MR SMYTH (continuing):
Although the proposals I am tabling today are largely about companion pets, I must emphasise that the issues covered by both the Domestic Animals Bill and the draft ACT urban cat management strategy can be crucial to people's enjoyment of our unique natural environment. Barking, crowing, caterwauling and squawking can all interfere with the amenity that people expect while they are at home.
There are measures within the Domestic Animals Bill that address the odious form of littering. Nobody enjoys the knowledge of the number of unwanted animals that are euthanased each year by vets, the RSPCA, as well as the ACT Government Pound. For the financial year ending June 1998, over 3,160 dogs and cats were euthanased, either due to behavioural or nuisance problems, or for the purpose of culling an unwanted litter.
Mr Speaker, the Bill proposes that dogs and cats are compulsorily required to be de-sexed. Exemptions will be available for owners of dogs and cats who wish that their animals remain sexually entire. This will require the owner to seek a permit from the Registrar. Nobody enjoys being harassed by dogs whilst walking through the suburbs. Nobody enjoys the unique singing abilities of "tom cats" that have not been de-sexed. Nobody enjoys the stress that can come from living near animals that are creating a nuisance.
Such problems may appear to be insignificant when considering some other items that are on the Assembly's current legislative program, but these problems can represent serious neighbourhood issues. It has been known for animal nuisance to inflame tensions to the point that restraining orders between the aggrieved parties have been sought and granted by the courts. I have probably received letters from the majority of members of this place highlighting specific issues that their constituents bring to their attention.

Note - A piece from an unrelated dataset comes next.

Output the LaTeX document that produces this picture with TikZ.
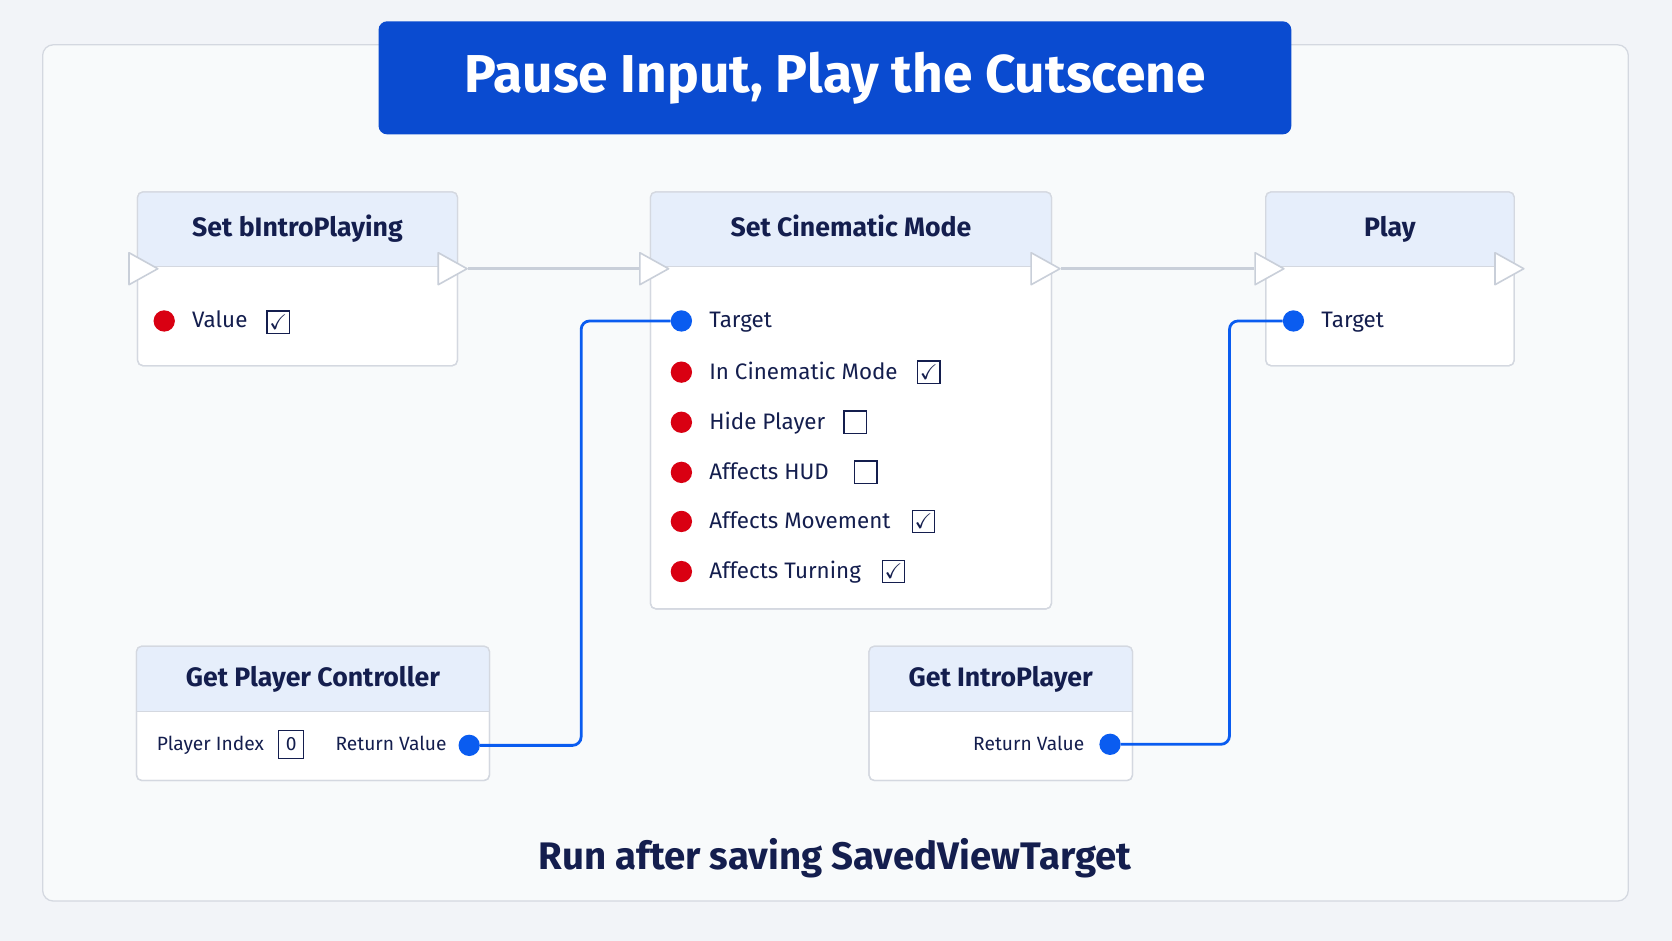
\documentclass[tikz,border=0pt]{standalone}
\usepackage{amssymb}
\usepackage{fontspec}
\setmainfont{Fira Sans}
\usetikzlibrary{calc}
\definecolor{bg}{HTML}{F2F4F8}
\definecolor{frame}{HTML}{D4D8E0}
\definecolor{titleblue}{HTML}{0A4BD0}
\definecolor{hdr}{HTML}{E6EEFB}
\definecolor{navy}{HTML}{141E4E}
\definecolor{pinred}{HTML}{D90012}
\definecolor{pinblue}{HTML}{0A5CF0}
\definecolor{execg}{HTML}{C9CFD9}
\begin{document}
\begin{tikzpicture}[x=1pt,y=-1pt,
  box/.style={draw=frame,line width=1.2pt,fill=white,rounded corners=5pt},
  ttl/.style={font=\fontsize{25}{30}\selectfont\bfseries,text=navy,text height=18pt,text depth=6pt},
  lbl/.style={font=\fontsize{21}{26}\selectfont,text=navy,anchor=west,inner sep=0,text height=15pt,text depth=4pt},
  slbl/.style={font=\fontsize{18}{23}\selectfont,text=navy,inner sep=0,text height=13pt,text depth=4pt},
  rdot/.style={circle,fill=pinred,minimum size=20pt,inner sep=0},
  bdot/.style={circle,fill=pinblue,minimum size=20pt,inner sep=0},
  chk/.style={draw=navy,line width=1.3pt,minimum size=21pt,inner sep=0,font=\fontsize{20}{20}\selectfont,text=navy},
  exec/.style={draw=execg,fill=white,line width=1.5pt,line join=round},
  wire/.style={draw=pinblue,line width=2.6pt,rounded corners=8pt},
  eline/.style={draw=execg,line width=3pt}]
\useasboundingbox (0,0) rectangle (1568,882);
\fill[bg] (0,0) rectangle (1568,882);
\draw[box,fill=bg!50!white,rounded corners=10pt,draw=frame] (40,42) rectangle (1527,845);
% title
\node[fill=titleblue,rounded corners=8pt,minimum width=856pt,minimum height=106pt,text=white,
  font=\fontsize{50}{60}\selectfont\bfseries] (title) at (783,73) {Pause Input, Play the Cutscene};
% node boxes
\newcommand{\bpnode}[6]{%
  \draw[box] (#1,#2) rectangle (#3,#4);
  \begin{scope}
  \clip[rounded corners=5pt] (#1,#2) rectangle (#3,#4);
  \fill[hdr] (#1,#2) rectangle (#3,#5);
  \end{scope}
  \draw[frame,line width=1pt] (#1,#5) -- (#3,#5);
  \draw[box,fill=none] (#1,#2) rectangle (#3,#4);
  \node[ttl] (#6) at ({(#1+#3)/2},{(#2+#5)/2+1}) {};}
\bpnode{129}{180}{429}{343}{250}{n1t}
\bpnode{610}{180}{986}{571}{250}{n2t}
\bpnode{1187}{180}{1420}{343}{250}{n3t}
\bpnode{128}{606}{459}{732}{667}{n4t}
\bpnode{815}{606}{1062}{732}{667}{n5t}
\node[ttl] at (n1t) {Set bIntroPlaying};
\node[ttl] at (n2t) {Set Cinematic Mode};
\node[ttl] at (n3t) {Play};
\node[ttl] at (n4t) {Get Player Controller};
\node[ttl] at (n5t) {Get IntroPlayer};
% exec pins
\newcommand{\execpin}[3]{\coordinate (#3) at (#1,#2);
  \draw[exec] ($(#3)+(-13,-15)$) -- ($(#3)+(14,0)$) -- ($(#3)+(-13,15)$) -- cycle;}
\execpin{134}{252}{e1i}
\execpin{424}{252}{e1o}
\execpin{613}{252}{e2i}
\execpin{980}{252}{e2o}
\execpin{1190}{252}{e3i}
\execpin{1415}{252}{e3o}
\draw[eline] ($(e1o)+(15,0)$) -- ($(e2i)+(-14,0)$);
\draw[eline] ($(e2o)+(15,0)$) -- ($(e3i)+(-14,0)$);
% node1 rows
\node[rdot] (v1) at (154,301) {};
\node[lbl] (v1l) at (180,302) {Value};
\node[chk] (v1c) at (261,302) {$\checkmark$};
% node2 rows
\node[bdot] (t2) at (639,301) {};
\node[lbl] at (665,302) {Target};
\node[rdot] (r1) at (639,349) {}; \node[lbl] at (665,350) {In Cinematic Mode}; \node[chk] at (871,349) {$\checkmark$};
\node[rdot] (r2) at (639,396) {}; \node[lbl] at (665,397) {Hide Player}; \node[chk] at (802,396) {};
\node[rdot] (r3) at (639,443) {}; \node[lbl] at (665,444) {Affects HUD}; \node[chk] at (812,443) {};
\node[rdot] (r4) at (639,489) {}; \node[lbl] at (665,490) {Affects Movement}; \node[chk] at (866,489) {$\checkmark$};
\node[rdot] (r5) at (639,536) {}; \node[lbl] at (665,537) {Affects Turning}; \node[chk] at (838,536) {$\checkmark$};
% node3
\node[bdot] (t3) at (1213,301) {};
\node[lbl] at (1239,302) {Target};
% node4
\node[slbl,anchor=west] at (147,699) {Player Index};
\node[chk,minimum width=24pt,minimum height=26pt,line width=1pt,font=\fontsize{18}{18}\selectfont] at (273,698) {0};
\node[slbl,anchor=east] at (419,699) {Return Value};
\node[bdot] (rv4) at (440,699) {};
% node5
\node[slbl,anchor=east] at (1017,699) {Return Value};
\node[bdot] (rv5) at (1041,698) {};
% wires
\draw[wire] (rv4.east) -- (545,699) -- (545,301) -- (t2.west);
\draw[wire] (rv5.east) -- (1153,698) -- (1153,301) -- (t3.west);
% caption
\node[font=\fontsize{36}{42}\selectfont\bfseries,text=navy] (cap) at (783,805) {Run after saving SavedViewTarget};
\end{tikzpicture}
\end{document}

Mr Speaker, the exposure draft Bill contains a number of improvements and modifications to the current legislation that will enable problems concerning animals to be efficiently and effectively dealt with by Domestic Animal Services, which was formerly known as the Dog Control Unit. These include changes relating to: registration requirements for dogs; compulsory identification of dogs by microchip implant at eight weeks of age or point of sale; licensing procedures for keeping four or more dogs or a dangerous dog; dog attacks; the right of access to all public places for people with disabilities who are accompanied by a trained assistance animal; the issuing of nuisance notices for a nuisance caused by an animal and possible on-the-spot fines for ignoring a nuisance notice; powers of authorised officers to seize and in some cases destroy stray, attacking or nuisance domestic animals.

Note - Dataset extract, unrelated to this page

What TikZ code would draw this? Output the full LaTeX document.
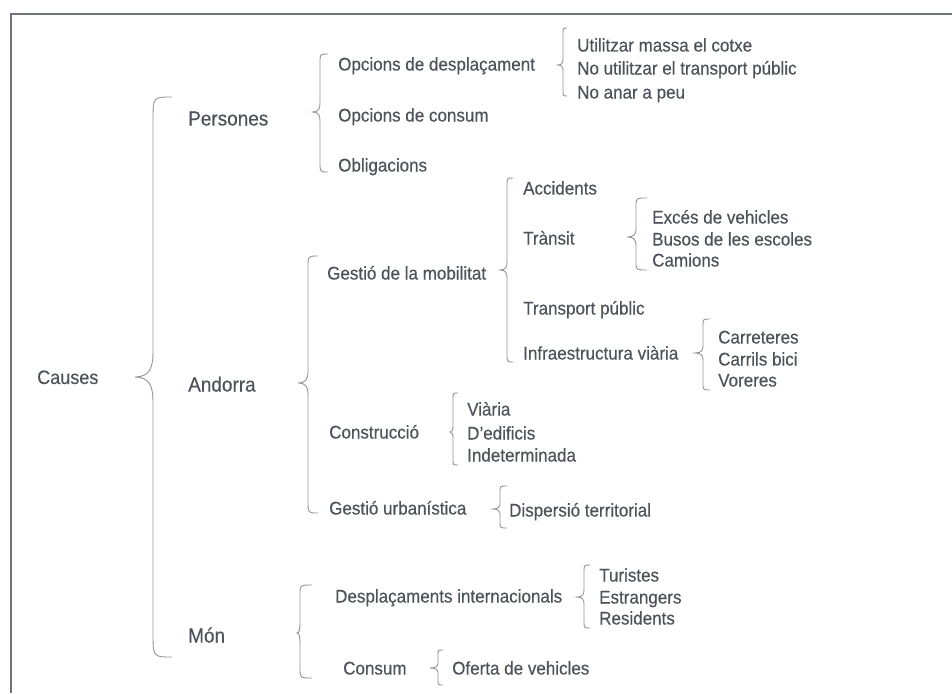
\documentclass[tikz,border=0pt]{standalone}
\usepackage{fontspec}
\setmainfont{Liberation Sans}
\newfontfamily\lblfont{Liberation Sans}[FakeStretch=0.93, FakeBold=0.4]
\definecolor{txt}{RGB}{78,83,90}
\definecolor{brc}{RGB}{145,148,152}
\definecolor{frm}{RGB}{112,116,122}
% spine x, top y, tip y, bottom y, tip depth, curl dx, curl r
\newcommand\cbrace[7]{%
  \draw[bracestyle] (#1+#6,#2) .. controls (#1,#2) .. (#1,#2+#7) -- (#1,#3-#7)
    .. controls (#1,#3-#7*0.4) and (#1-#5*0.2,#3) .. (#1-#5,#3)
    .. controls (#1-#5*0.2,#3) and (#1,#3+#7*0.4) .. (#1,#3+#7)
    -- (#1,#4-#7) .. controls (#1,#4) .. (#1+#6,#4);}
\begin{document}
\begin{tikzpicture}[x=1pt,y=-1pt,
  lbl/.style={anchor=base west, inner sep=0pt, text=txt, font=\lblfont\fontsize{18.3}{21}\selectfont},
  lvlone/.style={lbl, font=\lblfont\fontsize{20.4}{24}\selectfont},
  lvlzero/.style={lbl, font=\lblfont\fontsize{19.4}{24}\selectfont},
  bracestyle/.style={draw=brc, line width=0.9pt},
  framestyle/.style={draw=frm, line width=1.8pt}]
\useasboundingbox (0,0) rectangle (952,693);
\coordinate (fa) at (11,693);
\coordinate (fb) at (11,14);
\coordinate (fc) at (952,14);
\draw[framestyle] (fa) -- (fb) -- (fc);

\node[lvlzero] (causes) at (37,384) {Causes};
\node[lvlone] (per) at (188,125.5) {Persones};
\node[lvlone] (and) at (188,391.5) {Andorra};
\node[lvlone] (mon) at (188,642.5) {Món};

\node[lbl] (opd) at (338,70.5) {Opcions de desplaçament};
\node[lbl] (opc) at (338,121.5) {Opcions de consum};
\node[lbl] (obl) at (338,171.5) {Obligacions};
\node[lbl] (ut1) at (577,51.5) {Utilitzar massa el cotxe};
\node[lbl] (ut2) at (577,74.5) {No utilitzar el transport públic};
\node[lbl] (ut3) at (577,98.5) {No anar a peu};

\node[lbl] (gm) at (327,279.5) {Gestió de la mobilitat};
\node[lbl] (acc) at (523,194.5) {Accidents};
\node[lbl] (tra) at (523,244.5) {Trànsit};
\node[lbl] (exc) at (652,223.5) {Excés de vehicles};
\node[lbl] (bus) at (652,245.5) {Busos de les escoles};
\node[lbl] (cam) at (652,266.5) {Camions};
\node[lbl] (tp) at (523,314.5) {Transport públic};
\node[lbl] (inf) at (523,359.5) {Infraestructura viària};
\node[lbl] (car) at (718,343.5) {Carreteres};
\node[lbl] (cb) at (718,365.5) {Carrils bici};
\node[lbl] (vor) at (718,386.5) {Voreres};

\node[lbl] (con) at (329,438.5) {Construcció};
\node[lbl] (via) at (467,415.5) {Viària};
\node[lbl] (ded) at (467,439.5) {D’edificis};
\node[lbl] (ind) at (467,461.5) {Indeterminada};
\node[lbl] (gu) at (329,514.5) {Gestió urbanística};
\node[lbl] (dis) at (509,516.5) {Dispersió territorial};

\node[lbl] (di) at (335,602.5) {Desplaçaments internacionals};
\node[lbl] (tur) at (599,581.5) {Turistes};
\node[lbl] (est) at (599,603.5) {Estrangers};
\node[lbl] (res) at (599,624.5) {Residents};
\node[lbl] (cns) at (343,674.5) {Consum};
\node[lbl] (ofe) at (452,674.5) {Oferta de vehicles};

\cbrace{153}{97}{377}{657}{18}{19}{24}
\cbrace{320}{54}{112}{172}{7}{8}{9}
\cbrace{563}{28}{65}{96}{5}{4}{6}
\cbrace{308}{256}{383}{513}{10}{10}{11}
\cbrace{507}{178}{270}{362}{7}{6}{8}
\cbrace{636}{198}{237}{270}{9}{11}{8}
\cbrace{703}{319}{353}{390}{8}{7}{7}
\cbrace{453}{393}{432}{465}{3}{5}{6}
\cbrace{500}{486}{509}{528}{7}{7}{6}
\cbrace{300}{585}{633}{678}{3}{12}{10}
\cbrace{584}{565}{597}{628}{7}{6}{7}
\cbrace{438}{650}{668}{685}{8}{5}{5}
\end{tikzpicture}
\end{document}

These changes address longstanding concerns within the community that have been expressed to the Government. Mr Speaker, to complement the Bill, I am pleased to also table the draft charter for responsible dog ownership. This charter condenses the major requirements of the Domestic Animals Bill as well as the requirements of both the Animal Welfare Act of 1992 and the code of practice for the welfare of dogs in the ACT.